Termina no próximo dia 31 a segunda fase da campanha do desarmamento, que teve início em janeiro. Até o final do ano, os brasileiros que têm armas irregulares podem cadastrá-las sem a necessidade de testes de capacidade técnica e psicológica, além de receberem indenização caso queiram entregá-las à Polícia Federal.
A partir de janeiro, o registro exigirá testes e o pagamento de taxas que vão de R$ 300 a R$ 1 mil. Quem é pego com armas irregulares pode ser condenado a até 6 anos de prisão, além de pagar multa.
Na primeira fase da campanha, entre 2004 e 2005, foram recolhidas 469 mil armas. Até 30 de novembro deste ano, o Serviço Nacional de Armas (Senarm) recebeu 16 mil armas e concedeu 21 mil registros novos, ou seja, há 5 mil armas legalizadas a mais do que no início do ano. Além de o objetivo de diminuir o número de armas em circulação não estar sendo alcançado, a lei do Estatuto do Desarmamento, que é considerada uma das principais responsáveis pela queda de 12% no número de homicídios por armas de fogo entre 2003 e 2006, corre o risco de ser esvaziada. Na Câmara dos Deputados, ao menos 20 projetos de lei pretendem torná-la menos rígida. Alguns dos deputados receberam das empresas Taurus (que fabrica armas) e Companhia Brasileira de Cartuchos (CBC) doações legais para as campanhas.
A proposta de Alberto Fraga (DEM/DF) – que recebeu declarados R$ 282,5 mil das duas empresas, segundo o Tribunal Superior Eleitoral (TSE) – presume a legítima defesa dos policiais mesmo quando eles atuarem em desacordo com o Estatuto. “Não existe possibilidade constitucional de presunção de legítima defesa, ainda mais se baseando no descumprimento da norma legal”, critica Heather Sutton, coordenadora do Instituto Sou da Paz.
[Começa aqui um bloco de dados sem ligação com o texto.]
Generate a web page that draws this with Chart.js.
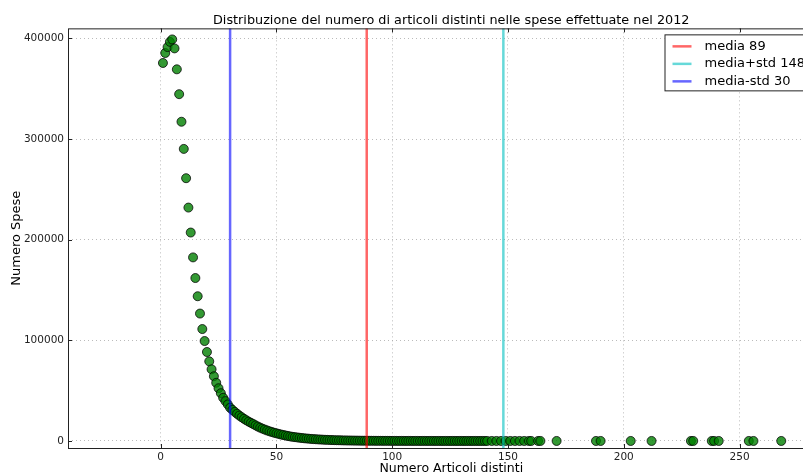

Outra proposta, de Nelson Bornier (PMDB/RJ), permite que armas de calibre restrito (com alto poder de fogo), se registradas, possam ser usadas por policiais. “A arma se tornou, mais do que instrumento de trabalho, um fator de sobrevivência”, justifica Bornier no documento. Para Paula Ballesteros, pesquisadora do Núcleo de Estudos da Violência da Universidade de São Paulo, as armas, que deveriam ser a última opção no combate ao crime, são o principal instrumento. “Há outras maneiras de enfraquecer os criminosos, como controlar o tráfico de armas e fiscalizar fábricas e lojas”, pontua.
Outros textos em trâmite na Câmara tentam ampliar o acesso da população em geral às armas. Arnaldo Faria de Sá (PTB/SP) é autor do projeto que permite o porte para quem exerce atividade profissional de risco, para quem mora em locais violentos ou para quem sofre ameaças. Pela proposta, qualquer pessoa poderia pleitear o porte, mas o deputado garante que a intenção não é essa. “Pensei nos que recolhem dinheiro em estabelecimentos comerciais”, garante.
O deputado Aberto Fraga aguarda a aprovação de outro projeto, que autoriza o porte para oficiais de Justiça, fiscais do Ibama e fiscais do Trabalho. Rubens Moreira Mendes (PPS/RO) – que segundo o TSE recebeu na última campanha R$ 60 mil da Taurus e da CBC – usa a falta de segurança para justificar porte de armas para os residentes, trabalhadores e pesquisadores de áreas rurais ou florestais. “É inconcebível a vida ou a execução de trabalhos na região amazônica sem uma arma de fogo”, acredita. O veterinário e deputado Onyx Lorenzoni (DEM/RS) quer liberar o porte para advogados. Taurus e CBC doaram R$ 190 mil declarados para a campanha dele, de acordo com a página do TSE.
A pesquisadora Paula Ballesteros contesta propostas como essas. “Se o fator for insegurança, todo mundo terá uma justificativa. É função do Estado proteger as pessoas. Abrir exceções significa dar a cada um o direito de fazer as próprias regras”, critica.
Em 2006, a Comissão Parlamentar de Inquérito (CPI) do Tráfico de Armas apontou que 37% das armas apreendidas em São Paulo, Rio de Janeiro e Brasília possuíam registros, o que indica que, muito provavelmente, tenham sido roubadas. “As pessoas compram uma arma para se defender, mas acabam equipando o crime. Quanto maior a circulação de armas, maior é a possibilidade de elas pararem nas mãos de criminosos”, completa Heather Sutton. O número de registros no Senarm chega a 6,5 milhões, mas estima-se que entre 10 e 17 milhões de armas circulam no País, entre legais e ilegais.